The beta coefficients

Part of the CTC algorithm involves calculating beta coefficients, which is essentially the probability of getting to a specific label at a specific time, but working from the end backward, instead from the beginning forward. Graves (2012) gvies the definition as follows:

$$\beta(t, u) = \sum_{i = u}^{g(u)} \beta(t + 1, i)y_{{l'}_i}^{t + 1}\, .$$

However, the code in the warp-ctc library as I read it evaluates as

$$\beta(t, u) = y_{{l'}_u}^{t + 1}\sum_{i = u}^{g(u)} \beta(t + 1, i)\, .$$

It should be apparent that these two formulations will not come out to be equivalent, since the value by which each term in the summation is multiplied by in the first formulation is different, whereas in the second, they are all multiplied by the same term. Once I changed my code to match the first formulation instead of the second, I saw a significant decrease in the loss values in the network, as well as seeing the network finally begin to output predictions. They are, at the moment, not very usable, but it is still substantially better than seeing all blanks being output.

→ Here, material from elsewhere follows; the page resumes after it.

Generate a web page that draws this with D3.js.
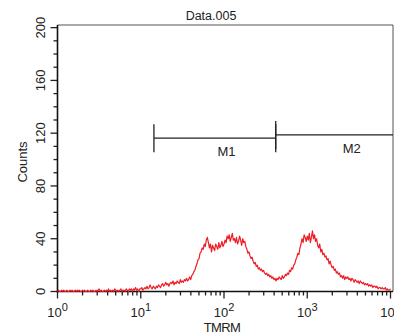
<!DOCTYPE html>
<html>
<head>
<meta charset="utf-8">
<script src="https://cdn.jsdelivr.net/npm/d3@7"></script>
<style>
  body { margin: 0; background: #fff; }
  svg { display: block; font-family: Helvetica, Arial, "Liberation Sans", sans-serif; }
</style>
</head>
<body>
<div id="chart"></div>
<script>
// histogram counts, one per channel, 80 channels per decade from 10^0 to 10^4
const channelsPerDecade = 80;
const counts = [
  // 10^0 - 10^1
  0, 1, 0, 0, 1, 0, 1, 0, 0, 1, 0, 0, 1, 0, 1, 0, 0, 1, 0, 1,
  0, 1, 0, 0, 1, 0, 1, 0, 0, 1, 0, 0, 1, 0, 1, 0, 0, 1, 0, 1,
  2, 0, 1, 0, 0, 1, 0, 1, 0, 2, 0, 1, 0, 1, 0, 2, 1, 0, 1, 0,
  1, 2, 0, 1, 1, 0, 2, 1, 0, 2, 1, 2, 0, 2, 1, 3, 1, 2, 0, 2,
  // 10^1 - 10^2
  2, 3, 1, 2, 3, 2, 4, 2, 3, 5, 3, 2, 4, 3, 2, 4, 3, 5, 4, 3,
  5, 6, 4, 5, 7, 5, 6, 4, 6, 7, 6, 8, 5, 7, 6, 8, 7, 6, 9, 7,
  8, 7, 9, 8, 10, 8, 9, 11, 9, 12, 13, 15, 16, 19, 21, 24, 25, 29, 30, 33,
  32, 36, 34, 39, 41, 37, 33, 36, 30, 35, 33, 31, 36, 34, 32, 37, 33, 35, 38, 34,
  // 10^2 - 10^3
  36, 39, 37, 42, 40, 43, 38, 41, 44, 39, 40, 37, 41, 36, 38, 42, 39, 35, 40, 37,
  38, 34, 32, 29, 30, 27, 25, 26, 23, 21, 22, 19, 20, 17, 18, 16, 17, 15, 16, 14,
  13, 14, 12, 13, 11, 12, 10, 11, 9, 10, 8, 10, 9, 11, 10, 9, 12, 10, 11, 13,
  12, 14, 13, 16, 15, 18, 17, 20, 21, 24, 26, 29, 28, 33, 36, 40, 37, 43, 41, 38,
  // 10^3 - 10^4
  42, 39, 44, 37, 41, 46, 40, 43, 38, 40, 35, 33, 36, 30, 32, 28, 29, 26, 27, 24,
  25, 21, 23, 20, 18, 19, 16, 17, 14, 15, 13, 14, 11, 12, 10, 12, 9, 11, 10, 11,
  9, 10, 8, 10, 9, 7, 9, 8, 7, 8, 6, 8, 7, 6, 7, 5, 6, 5, 6, 4,
  5, 4, 5, 3, 4, 4, 3, 4, 2, 3, 3, 2, 3, 2, 2, 3, 1, 2, 1, 1,
  2
];

const markerNames = ['M1', 'M2'];
const markerLow = [14.4, 418];
const markerHigh = [418, 10000];
const markerLevel = [116.2, 118.7];
const markerLabelAt = [107, 3420];

const yTicks = [0, 40, 80, 120, 160, 200];
const xDecades = [1, 10, 100, 1000, 10000];
const titleText = 'Data.005';
const xTitle = 'TMRM';
const yTitle = 'Counts';

const config = {
  width: 394, height: 335,
  left: 57.5, right: 390.5, top: 25, bottom: 291.5, frameRight: 393
};

const svg = d3.select('#chart').append('svg')
  .attr('width', config.width)
  .attr('height', config.height);

const x = d3.scaleLog().domain([1, 10000]).range([config.left, config.right]);
const y = d3.scaleLinear().domain([0, 202]).range([config.bottom, config.top]);

// frame top and right
svg.append('path')
  .attr('d', `M${config.left},${config.top}H${config.frameRight}V${config.bottom}`)
  .attr('fill', 'none')
  .attr('stroke', '#555')
  .attr('stroke-width', 1);

// y axis
const yMinor = d3.range(0, 201, 10).filter(v => v % 40 !== 0);
const yAxis = svg.append('g').attr('class', 'y-axis');
yAxis.selectAll('.minor').data(yMinor).join('line')
  .attr('x1', config.left - 4).attr('x2', config.left)
  .attr('y1', d => y(d)).attr('y2', d => y(d))
  .attr('stroke', '#222').attr('stroke-width', 1.3);
yAxis.selectAll('.major').data(yTicks).join('line')
  .attr('x1', config.left - 7).attr('x2', config.left)
  .attr('y1', d => y(d)).attr('y2', d => y(d))
  .attr('stroke', '#222').attr('stroke-width', 1.3);
yAxis.selectAll('text').data(yTicks).join('text')
  .attr('transform', d => `translate(44.5,${y(d)}) rotate(-90)`)
  .attr('text-anchor', 'middle')
  .attr('font-size', 13)
  .attr('fill', '#222')
  .text(d => d);
yAxis.append('line')
  .attr('x1', config.left).attr('x2', config.left)
  .attr('y1', config.top).attr('y2', config.bottom + 0.75)
  .attr('stroke', '#111').attr('stroke-width', 1.6);

// x axis
const xMinor = [];
xDecades.slice(0, -1).forEach(d => { for (let k = 2; k < 10; k++) xMinor.push(d * k); });
const xAxis = svg.append('g').attr('class', 'x-axis');
xAxis.selectAll('.minor').data(xMinor).join('line')
  .attr('x1', d => x(d)).attr('x2', d => x(d))
  .attr('y1', config.bottom).attr('y2', config.bottom + 4)
  .attr('stroke', '#222').attr('stroke-width', 1.3);
xAxis.selectAll('.major').data(xDecades).join('line')
  .attr('x1', d => x(d)).attr('x2', d => x(d))
  .attr('y1', config.bottom).attr('y2', config.bottom + 7)
  .attr('stroke', '#222').attr('stroke-width', 1.3);
const xLabels = xAxis.selectAll('text').data(xDecades).join('text')
  .attr('x', d => x(d))
  .attr('y', 316.5)
  .attr('text-anchor', 'middle')
  .attr('font-size', 13)
  .attr('fill', '#222');
xLabels.append('tspan').text('10');
xLabels.append('tspan')
  .attr('dy', -5.5)
  .attr('font-size', 11)
  .text(d => Math.round(Math.log10(d)));
xAxis.append('line')
  .attr('x1', config.left - 0.8).attr('x2', config.frameRight)
  .attr('y1', config.bottom).attr('y2', config.bottom)
  .attr('stroke', '#111').attr('stroke-width', 1.6);

// histogram trace
const line = d3.line()
  .x((d, i) => x(Math.pow(10, i / channelsPerDecade)))
  .y(d => y(d));
svg.append('path')
  .datum(counts)
  .attr('d', line)
  .attr('fill', 'none')
  .attr('stroke', '#ee1c24')
  .attr('stroke-width', 1.2)
  .attr('stroke-linejoin', 'round');

// markers
const markers = markerNames.map((name, i) => ({
  name, lo: markerLow[i], hi: markerHigh[i], level: markerLevel[i], labelAt: markerLabelAt[i]
}));
const mg = svg.selectAll('.marker').data(markers).join('g').attr('class', 'marker');
mg.append('path')
  .attr('d', d => {
    const x0 = x(d.lo), yy = y(d.level);
    const atEdge = d.hi >= x.domain()[1];
    const x1 = atEdge ? config.frameRight : x(d.hi);
    let p = `M${x0},${yy - 14}V${yy + 14}M${x0},${yy}H${x1}`;
    if (!atEdge) p += `M${x1},${yy - 14}V${yy + 14}`;
    return p;
  })
  .attr('fill', 'none')
  .attr('stroke', '#222')
  .attr('stroke-width', 1.3);
mg.append('text')
  .attr('x', d => x(d.labelAt))
  .attr('y', d => y(d.level) + 18)
  .attr('text-anchor', 'middle')
  .attr('font-size', 13)
  .attr('fill', '#222')
  .text(d => d.name);

// titles
svg.append('text')
  .attr('x', 211).attr('y', 20)
  .attr('text-anchor', 'middle')
  .attr('font-size', 12.5)
  .attr('fill', '#222')
  .text(titleText);
svg.append('text')
  .attr('x', 222).attr('y', 331.5)
  .attr('text-anchor', 'middle')
  .attr('font-size', 13)
  .attr('letter-spacing', -0.6)
  .attr('fill', '#222')
  .text(xTitle);
svg.append('text')
  .attr('transform', 'translate(27,162) rotate(-90)')
  .attr('text-anchor', 'middle')
  .attr('font-size', 13)
  .attr('fill', '#222')
  .text(yTitle);
</script>
</body>
</html>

I only noticed this difference between the two formulations when I was trying to get a CPU implementation of this loss function to match my GPU version but couldn't get them to match completely. When I investigated the differences, I saw that the beta coefficients didn't match, and that led me to check Graves' (2012) specification again.

Example output

Here is an example of what the network is outputting now.

Textual transcription:

The reasons for this dive seemed foolish now.

Target sequence of phones:

h# dh ix r iy z ax n z f axr dh ih s dcl d ay v s iy m dcl d f uw l ix sh epi n aw h#

Predicted sequence of phones:

h# pau w iy bcl r iy ux z bcl b iy bcl b uw z ay n pcl p z iy n dcl d v w iy er h#

The phone error rate for this sequence of predictions from the target sequence is approximately 84% (based on the edit distance divided by the length of the longer sequence). On inspection, it is making some errors that are expected, like confusing [ix] for [iy], which are acoustically similar (they are both high vowels).

Where to now?

Now that the CTC loss function seems to be working correctly, what's left to do is simply train the network.

References

Graves, A. (2012). Supervised sequence labelling. Springer, Berlin, Heidelberg.